═══ Record set

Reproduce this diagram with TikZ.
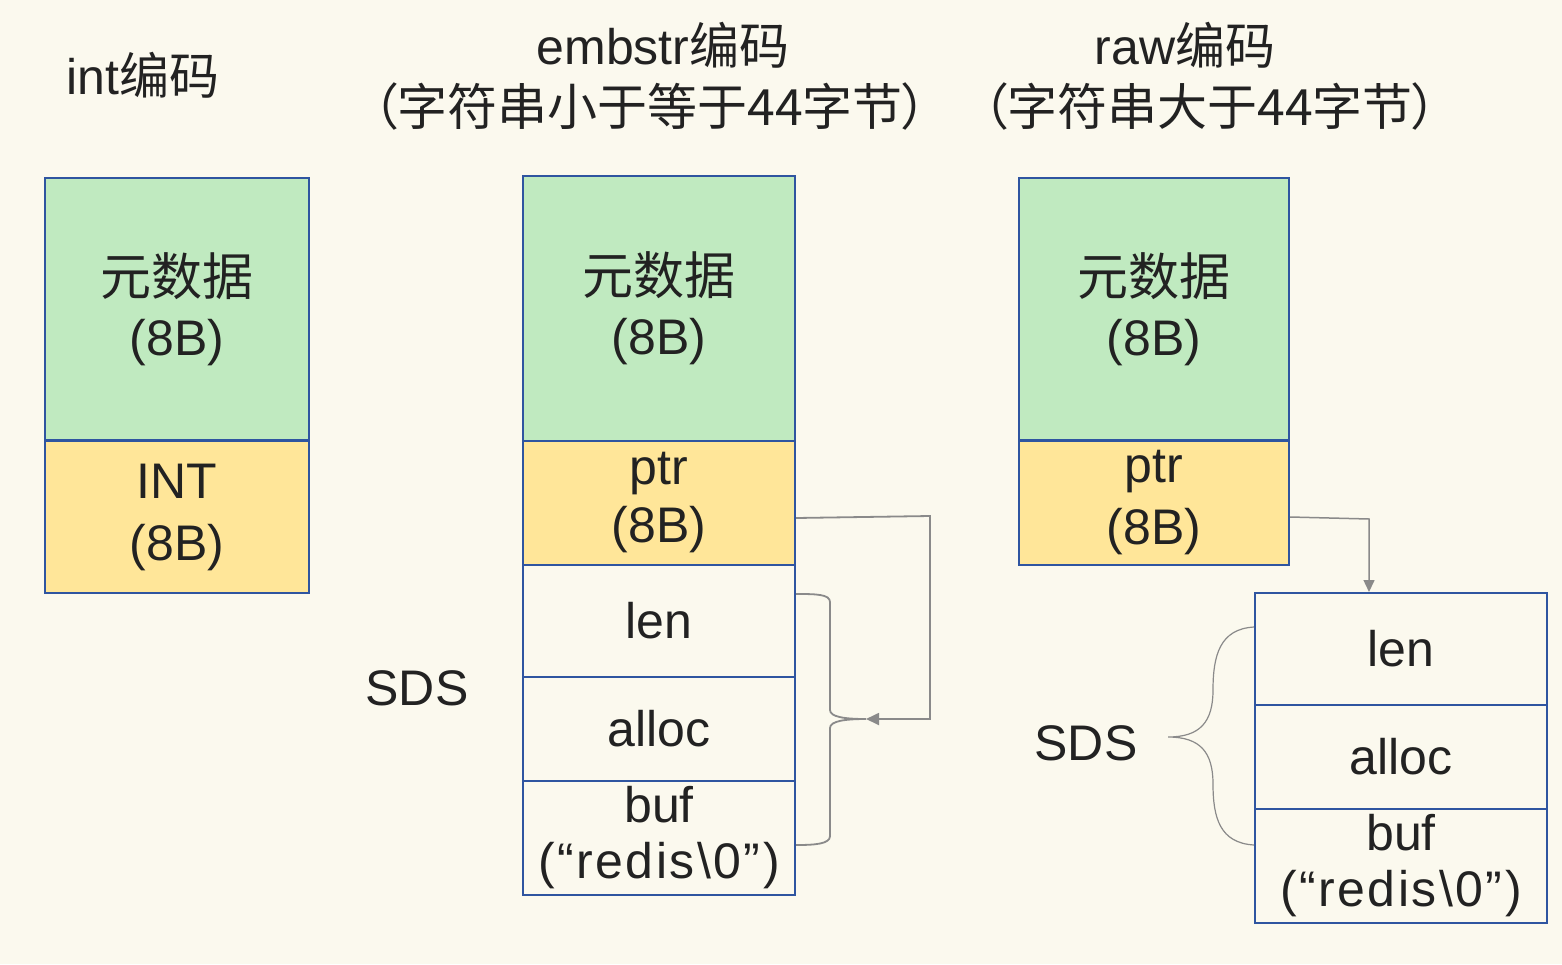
\documentclass[tikz,border=0pt]{standalone}
\usepackage{fontspec}
\setmainfont{Liberation Sans}
\newfontfamily\zhfont[RawFeature=+palt]{Noto Sans CJK SC}
\newcommand{\zh}[1]{{\zhfont #1}}
\newcommand{\redis}{{\addfontfeature{LetterSpace=5}(“redis\textbackslash0”)}}
\usetikzlibrary{arrows.meta,calc}
\definecolor{bg}{HTML}{FBF9EE}
\definecolor{gfill}{HTML}{C0EAC0}
\definecolor{yfill}{HTML}{FFE699}
\definecolor{bline}{HTML}{2F55A0}
\definecolor{cline}{HTML}{8A8A8A}
\definecolor{txt}{HTML}{222222}
\begin{document}
\begin{tikzpicture}[x=1pt,y=-1pt,
  cell/.style={draw=bline,line width=2pt,align=center,inner sep=0pt,text=txt,
    font=\fontsize{50}{62}\selectfont},
  gbox/.style={cell,fill=gfill,font=\fontsize{50}{60}\selectfont},
  ybox/.style={cell,fill=yfill},
  wbox/.style={cell,fill=bg},
  lbl/.style={text=txt,align=center,inner sep=0pt},
  hdr/.style={lbl,font=\fontsize{50}{56}\selectfont},
  conn/.style={draw=cline,line width=1.8pt},
  brace/.style={draw=cline,line width=1.2pt}]
\fill[bg] (0,0) rectangle (1562,964);
\useasboundingbox (0,0) rectangle (1562,964);
% headers
\node[hdr] (h1) at (143,75) {int\zh{编码}};
\node[hdr] (h2) at (663,45) {embstr\zh{编码}};
\node[hdr] (h2b) at (650,106) {\zh{（字符串小于等于44字节）}};
\node[hdr] (h3) at (1185,45) {raw\zh{编码}};
\node[hdr] (h3b) at (1210,106) {\zh{（字符串大于44字节）}};
% int column
\node[gbox,minimum width=264pt,minimum height=262pt] (ig) at (177,309) {\zh{\fontsize{51}{60}\selectfont 元数据}\\(8B)};
\node[ybox,minimum width=264pt,minimum height=152pt] (iy) at (177,517) {INT\\(8B)};
% embstr column
\node[gbox,minimum width=272pt,minimum height=265pt] (eg) at (659,308.5) {\zh{\fontsize{51}{60}\selectfont 元数据}\\(8B)};
\node[ybox,minimum width=272pt,minimum height=124pt,font=\fontsize{50}{58}\selectfont] (ey) at (659,503) {ptr\\(8B)};
\node[wbox,minimum width=272pt,minimum height=112pt] (el) at (659,621) {len};
\node[wbox,minimum width=272pt,minimum height=104pt] (ea) at (659,729) {alloc};
\node[wbox,minimum width=272pt,minimum height=114pt,font=\fontsize{50}{56}\selectfont] (eb) at (659,838) {buf\\\redis};
\node[lbl,font=\fontsize{50}{56}\selectfont] (s1) at (417,688) {SDS};
% raw column
\node[gbox,minimum width=270pt,minimum height=262pt] (rg) at (1154,309) {\zh{\fontsize{51}{60}\selectfont 元数据}\\(8B)};
\node[ybox,minimum width=270pt,minimum height=124pt,font=\fontsize{50}{62}\selectfont] (ry) at (1154,503) {ptr\\(8B)};
\node[wbox,minimum width=292pt,minimum height=112pt] (rl) at (1401,649) {len};
\node[wbox,minimum width=292pt,minimum height=104pt] (ra) at (1401,757) {alloc};
\node[wbox,minimum width=292pt,minimum height=114pt,font=\fontsize{50}{56}\selectfont] (rb) at (1401,866) {buf\\\redis};
\node[lbl,font=\fontsize{50}{56}\selectfont] (s2) at (1086,743) {SDS};
% embstr connectors
\coordinate (etip) at (866,719);
\draw[conn,-{Triangle[length=13pt,width=12pt]}] ([yshift=-15pt]ey.east) -- (930,516) -- (930,719) -- (etip);
\draw[brace,line width=1.8pt] ([yshift=27pt]el.east) .. controls (815,594) and (830,594) .. (830,602)
  -- (830,710) .. controls (830,717) and (845,719) .. (etip)
  .. controls (845,719) and (830,721) .. (830,728)
  -- (830,836) .. controls (830,844) and (815,845) .. ([yshift=-7pt]eb.east);
% raw connectors
\draw[conn,line width=1.5pt,-{Triangle[length=12pt,width=11pt]}] ([yshift=-14pt]ry.east) -- (1369,519) -- (rl.north -| 1369,0);
\coordinate (rtip) at (1168,737);
\draw[brace] ([yshift=22pt]rl.west) .. controls (1220,629) and (1213,655) .. (1213,690)
  .. controls (1213,722) and (1200,737) .. (rtip)
  .. controls (1200,737) and (1213,752) .. (1213,784)
  .. controls (1213,818) and (1220,843) .. ([yshift=21pt]rb.west);
\end{tikzpicture}
\end{document}
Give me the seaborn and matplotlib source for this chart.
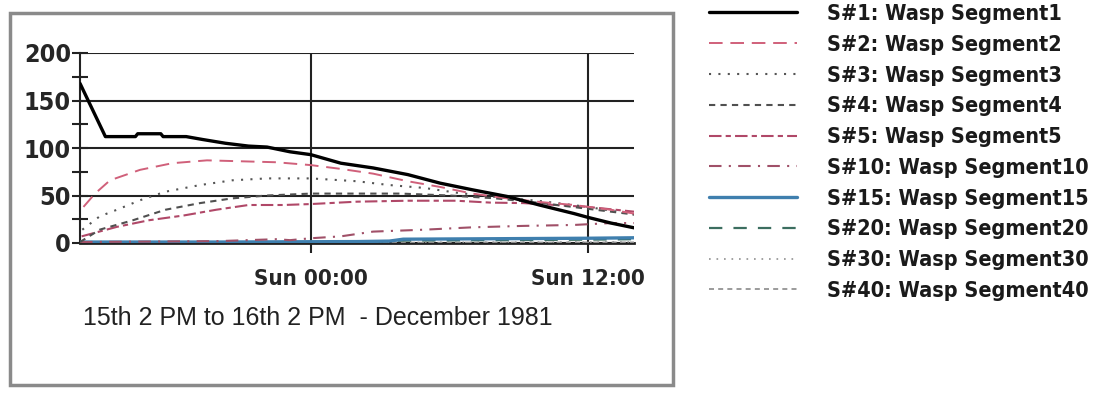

══════

Print the complete listing exactly as it stands, without its pictures.

▶ _Exercise answer_:
Reproduce this diagram with TikZ.
\documentclass[tikz,border=0pt]{standalone}
\usepackage{fontspec}
\setmainfont{Liberation Sans}
\newfontfamily\zhfont[RawFeature=+palt]{Noto Sans CJK SC}
\newcommand{\zh}[1]{{\zhfont #1}}
\newcommand{\redis}{{\addfontfeature{LetterSpace=5}(“redis\textbackslash0”)}}
\usetikzlibrary{arrows.meta,calc}
\definecolor{bg}{HTML}{FBF9EE}
\definecolor{gfill}{HTML}{C0EAC0}
\definecolor{yfill}{HTML}{FFE699}
\definecolor{bline}{HTML}{2F55A0}
\definecolor{cline}{HTML}{8A8A8A}
\definecolor{txt}{HTML}{222222}
\begin{document}
\begin{tikzpicture}[x=1pt,y=-1pt,
  cell/.style={draw=bline,line width=2pt,align=center,inner sep=0pt,text=txt,
    font=\fontsize{50}{62}\selectfont},
  gbox/.style={cell,fill=gfill,font=\fontsize{50}{60}\selectfont},
  ybox/.style={cell,fill=yfill},
  wbox/.style={cell,fill=bg},
  lbl/.style={text=txt,align=center,inner sep=0pt},
  hdr/.style={lbl,font=\fontsize{50}{56}\selectfont},
  conn/.style={draw=cline,line width=1.8pt},
  brace/.style={draw=cline,line width=1.2pt}]
\fill[bg] (0,0) rectangle (1562,964);
\useasboundingbox (0,0) rectangle (1562,964);
% headers
\node[hdr] (h1) at (143,75) {int\zh{编码}};
\node[hdr] (h2) at (663,45) {embstr\zh{编码}};
\node[hdr] (h2b) at (650,106) {\zh{（字符串小于等于44字节）}};
\node[hdr] (h3) at (1185,45) {raw\zh{编码}};
\node[hdr] (h3b) at (1210,106) {\zh{（字符串大于44字节）}};
% int column
\node[gbox,minimum width=264pt,minimum height=262pt] (ig) at (177,309) {\zh{\fontsize{51}{60}\selectfont 元数据}\\(8B)};
\node[ybox,minimum width=264pt,minimum height=152pt] (iy) at (177,517) {INT\\(8B)};
% embstr column
\node[gbox,minimum width=272pt,minimum height=265pt] (eg) at (659,308.5) {\zh{\fontsize{51}{60}\selectfont 元数据}\\(8B)};
\node[ybox,minimum width=272pt,minimum height=124pt,font=\fontsize{50}{58}\selectfont] (ey) at (659,503) {ptr\\(8B)};
\node[wbox,minimum width=272pt,minimum height=112pt] (el) at (659,621) {len};
\node[wbox,minimum width=272pt,minimum height=104pt] (ea) at (659,729) {alloc};
\node[wbox,minimum width=272pt,minimum height=114pt,font=\fontsize{50}{56}\selectfont] (eb) at (659,838) {buf\\\redis};
\node[lbl,font=\fontsize{50}{56}\selectfont] (s1) at (417,688) {SDS};
% raw column
\node[gbox,minimum width=270pt,minimum height=262pt] (rg) at (1154,309) {\zh{\fontsize{51}{60}\selectfont 元数据}\\(8B)};
\node[ybox,minimum width=270pt,minimum height=124pt,font=\fontsize{50}{62}\selectfont] (ry) at (1154,503) {ptr\\(8B)};
\node[wbox,minimum width=292pt,minimum height=112pt] (rl) at (1401,649) {len};
\node[wbox,minimum width=292pt,minimum height=104pt] (ra) at (1401,757) {alloc};
\node[wbox,minimum width=292pt,minimum height=114pt,font=\fontsize{50}{56}\selectfont] (rb) at (1401,866) {buf\\\redis};
\node[lbl,font=\fontsize{50}{56}\selectfont] (s2) at (1086,743) {SDS};
% embstr connectors
\coordinate (etip) at (866,719);
\draw[conn,-{Triangle[length=13pt,width=12pt]}] ([yshift=-15pt]ey.east) -- (930,516) -- (930,719) -- (etip);
\draw[brace,line width=1.8pt] ([yshift=27pt]el.east) .. controls (815,594) and (830,594) .. (830,602)
  -- (830,710) .. controls (830,717) and (845,719) .. (etip)
  .. controls (845,719) and (830,721) .. (830,728)
  -- (830,836) .. controls (830,844) and (815,845) .. ([yshift=-7pt]eb.east);
% raw connectors
\draw[conn,line width=1.5pt,-{Triangle[length=12pt,width=11pt]}] ([yshift=-14pt]ry.east) -- (1369,519) -- (rl.north -| 1369,0);
\coordinate (rtip) at (1168,737);
\draw[brace] ([yshift=22pt]rl.west) .. controls (1220,629) and (1213,655) .. (1213,690)
  .. controls (1213,722) and (1200,737) .. (rtip)
  .. controls (1200,737) and (1213,752) .. (1213,784)
  .. controls (1213,818) and (1220,843) .. ([yshift=21pt]rb.west);
\end{tikzpicture}
\end{document}
Give me the seaborn and matplotlib source for this chart.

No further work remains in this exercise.